Harcama ve vergilendirme
Borç tavanı artışı genellikle tartışmasız yıllık bir prosedürdür, ancak bu yıl giderek daha fazla sağcı olan Cumhuriyetçi Parti, temerrüt tehdidini Biden’ı harcama kesintilerini kabul etmeye zorlamak için güçlü bir manivelaya dönüştürdü.
ABD hükümeti, yalnızca mevcut bütçede zaten kararlaştırılan harcamaları karşılamak için yakın zamanda daha fazla borçlanmaya ihtiyaç duyuyor.

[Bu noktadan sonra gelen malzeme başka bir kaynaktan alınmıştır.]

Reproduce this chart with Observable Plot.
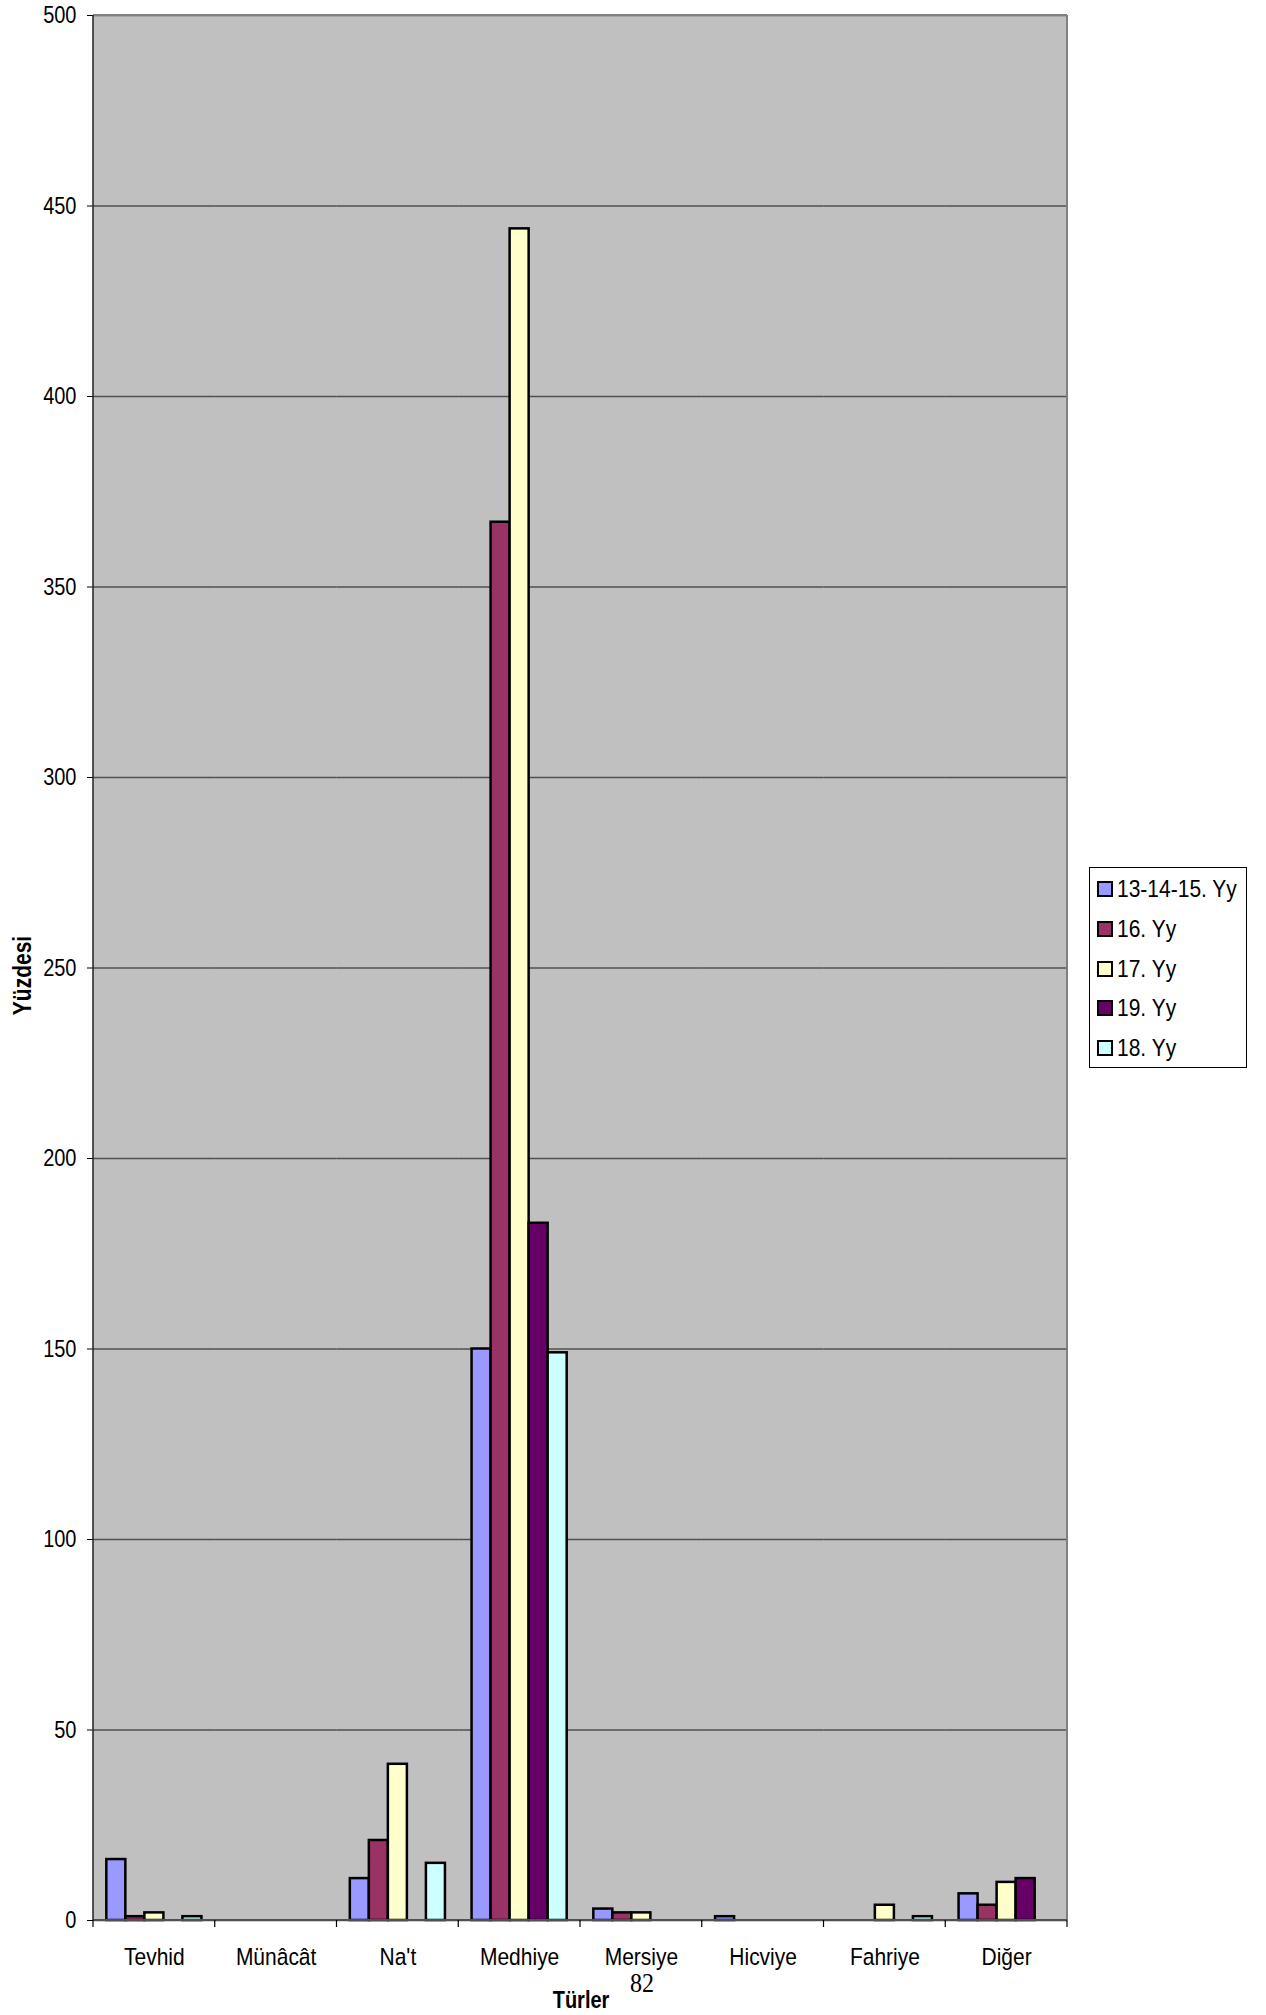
<!DOCTYPE html>
<html>
<head>
<meta charset="utf-8">
<script src="https://cdn.jsdelivr.net/npm/d3@7"></script>
<script src="https://cdn.jsdelivr.net/npm/@observablehq/plot@0.6"></script>
<style>
  body { margin: 0; background: #fff; }
  #wrap { position: relative; width: 1266px; height: 2015px; font-family: "Liberation Sans", Arial, sans-serif; }
  #legend { position: absolute; left: 1089px; top: 867px; width: 158px; height: 201px; border: 1px solid #000; background: #fff; box-sizing: border-box; }
  .item { position: absolute; left: 7px; height: 24px; display: flex; align-items: center; font-size: 21px; color: #000; white-space: nowrap; }
  .item span { display: inline-block; transform: scaleY(1.1); }
  .sw { width: 12px; height: 12px; border: 2px solid #000; margin-right: 4px; }
</style>
</head>
<body>
<div id="wrap"></div>
<script>
const categories = ["Tevhid", "Münâcât", "Na't", "Medhiye", "Mersiye", "Hicviye", "Fahriye", "Diğer"];
const seriesNames = ["13-14-15. Yy", "16. Yy", "17. Yy", "19. Yy", "18. Yy"];
const seriesColors = ["#9999FF", "#993366", "#FFFFCC", "#660066", "#CCFFFF"];
const v13_14_15 = [16, 0, 11, 150, 3, 1, 0, 7];
const v16 = [1, 0, 21, 367, 2, 0, 0, 4];
const v17 = [2, 0, 41, 444, 2, 0, 4, 10];
const v19 = [0, 0, 0, 183, 0, 0, 0, 11];
const v18 = [1, 0, 15, 149, 0, 0, 1, 0];
const yTicks = [0, 50, 100, 150, 200, 250, 300, 350, 400, 450, 500];
const yLabel = "Yüzdesi";
const xLabel = "Türler";
const pageNumber = "82";

(function () {
const seriesValues = [v13_14_15, v16, v17, v19, v18];
const data = [];
categories.forEach((c, i) => {
  seriesNames.forEach((s, j) => {
    data.push({category: c, series: s, value: seriesValues[j][i]});
  });
});

const chart = Plot.plot({
  width: 1266,
  height: 2015,
  marginTop: 15,
  marginBottom: 95,
  marginLeft: 93,
  marginRight: 199,
  style: {fontFamily: "Liberation Sans, Arial, sans-serif", fontSize: "21px", color: "#000", background: "transparent", overflow: "visible"},
  fx: {domain: categories, padding: 0, round: false, label: null, axis: null},
  x: {domain: seriesNames, paddingInner: 0, paddingOuter: 0.7, round: false, axis: null},
  y: {domain: [0, 500], label: null, axis: null},
  color: {domain: seriesNames, range: seriesColors},
  opacity: {domain: [0, 1], range: [0, 1]},
  marks: [
    Plot.gridY(yTicks, {stroke: "#505050", strokeOpacity: 1, strokeWidth: 1.3}),
    Plot.barY(data, {fx: "category", x: "series", y: "value", fill: "series", stroke: "#000", strokeWidth: 2.5,
      strokeOpacity: d => (d.value > 0 ? 1 : 0), fillOpacity: d => (d.value > 0 ? 1 : 0)}),
    Plot.axisY(yTicks, {anchor: "left", tickSize: 6, tickPadding: 11, label: null, fontSize: 20, tickFormat: d => String(d)}),
    Plot.axisFx({anchor: "bottom", tickSize: 0, tickPadding: 27, label: null, fontSize: 21})
  ]
});

const svg = d3.select(chart);

// stretch all chart texts vertically, as in the reference
svg.selectAll("text").each(function () {
  const el = d3.select(this);
  const t = el.attr("transform");
  if (t) {
    el.attr("transform", t + " scale(1,1.18)");
  } else {
    const x = +el.attr("x") || 0, y = +el.attr("y") || 0;
    el.attr("x", null).attr("y", null).attr("transform", `translate(${x},${y}) scale(1,1.18)`);
  }
});

const fxS = chart.scale("fx");
const yS = chart.scale("y");
const bw = fxS.bandwidth;
const x0 = fxS.apply(categories[0]);
const x1 = fxS.apply(categories[categories.length - 1]) + bw;
const yTop = yS.apply(500);
const yBot = yS.apply(0);

svg.insert("rect", "g")
  .attr("x", x0).attr("y", yTop)
  .attr("width", x1 - x0).attr("height", yBot - yTop)
  .attr("fill", "#C0C0C0");

const borders = svg.append("g");
borders.append("line").attr("x1", x0).attr("x2", x1).attr("y1", yTop).attr("y2", yTop).attr("stroke", "#808080").attr("stroke-width", 2);
borders.append("line").attr("x1", x1).attr("x2", x1).attr("y1", yTop).attr("y2", yBot).attr("stroke", "#808080").attr("stroke-width", 2);
borders.append("line").attr("x1", x0).attr("x2", x1).attr("y1", yBot).attr("y2", yBot).attr("stroke", "#505050").attr("stroke-width", 2);
borders.append("line").attr("x1", x0).attr("x2", x0).attr("y1", yTop).attr("y2", yBot).attr("stroke", "#222").attr("stroke-width", 1.5);
const bounds = categories.map(c => fxS.apply(c)).concat([x1]);
bounds.forEach(b => {
  borders.append("line").attr("x1", b).attr("x2", b).attr("y1", yBot).attr("y2", yBot + 7).attr("stroke", "#000").attr("stroke-width", 1.2);
});

svg.append("text")
  .attr("transform", `translate(31,${(yTop + yBot) / 2 + 8}) rotate(-90) scale(1,1.2)`)
  .attr("text-anchor", "middle")
  .attr("font-weight", "bold").attr("font-size", 21)
  .text(yLabel);
svg.append("text")
  .attr("transform", `translate(${(x0 + x1) / 2 + 1},${yBot + 88}) scale(1,1.15)`)
  .attr("text-anchor", "middle")
  .attr("font-weight", "bold").attr("font-size", 20)
  .text(xLabel);
svg.append("text")
  .attr("transform", `translate(${(x0 + x1) / 2 + 62},${yBot + 72}) scale(1,1.15)`)
  .attr("text-anchor", "middle")
  .attr("font-family", "Liberation Serif, Times New Roman, serif").attr("font-size", 24)
  .text(pageNumber);

const wrap = document.getElementById("wrap");
wrap.appendChild(chart);
chart.style.position = "absolute";
chart.style.left = "0";
chart.style.top = "0";

const legend = document.createElement("div");
legend.id = "legend";
seriesNames.forEach((s, i) => {
  const item = document.createElement("div");
  item.className = "item";
  item.style.top = (9 + i * 39.8) + "px";
  const sw = document.createElement("div");
  sw.className = "sw";
  sw.style.background = seriesColors[i];
  const t = document.createElement("span");
  t.textContent = s;
  item.appendChild(sw);
  item.appendChild(t);
  legend.appendChild(item);
});
wrap.appendChild(legend);
})();
</script>
</body>
</html>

Bir borç tavanı anlaşmasına varamamak, Washington’ın faturalarını ödeyememesine neden olacak ve dünya çapında bir dizi ekonomik şok dalgasını tetikleyecektir – Beyaz Saray’ın söylediğine göre ABD’de bir resesyon.
2024 seçim kampanyası sürerken ve Biden potansiyel olarak tekrar Donald Trump ile karşı karşıya gelirken, Cumhuriyetçiler, gerçekte on yıllardır birikmiş olan ülkenin devasa borcundan Demokratları sorumlu olarak gösterme fırsatını yakaladılar.
Cumhuriyetçiler, açığı azaltmak için sert önlemler alınmadan borç tavanının yükseltilemeyeceğini söylüyor. Bunlar arasında sosyal harcamaların kısılması ve yoksullara sağlık hizmeti sağlayan sübvansiyonlu bir program olan Medicaid’e erişimin kısıtlanması yer alıyor.
Biden, harcamaların bir kısmını azaltma ve aynı zamanda şu anda büyük vergi indirimlerinden yararlanan en zengin Amerikalılar ve şirketler üzerindeki vergileri artırarak yeni gelir artırma planıyla karşılık verdi. Cumhuriyetçiler bir anlaşmanın parçası olarak vergi artışlarını kabul etmeyi reddediyor.
Biden, “Gelir tarafında önemli bir anlaşmazlığımız devam ediyor” dedi.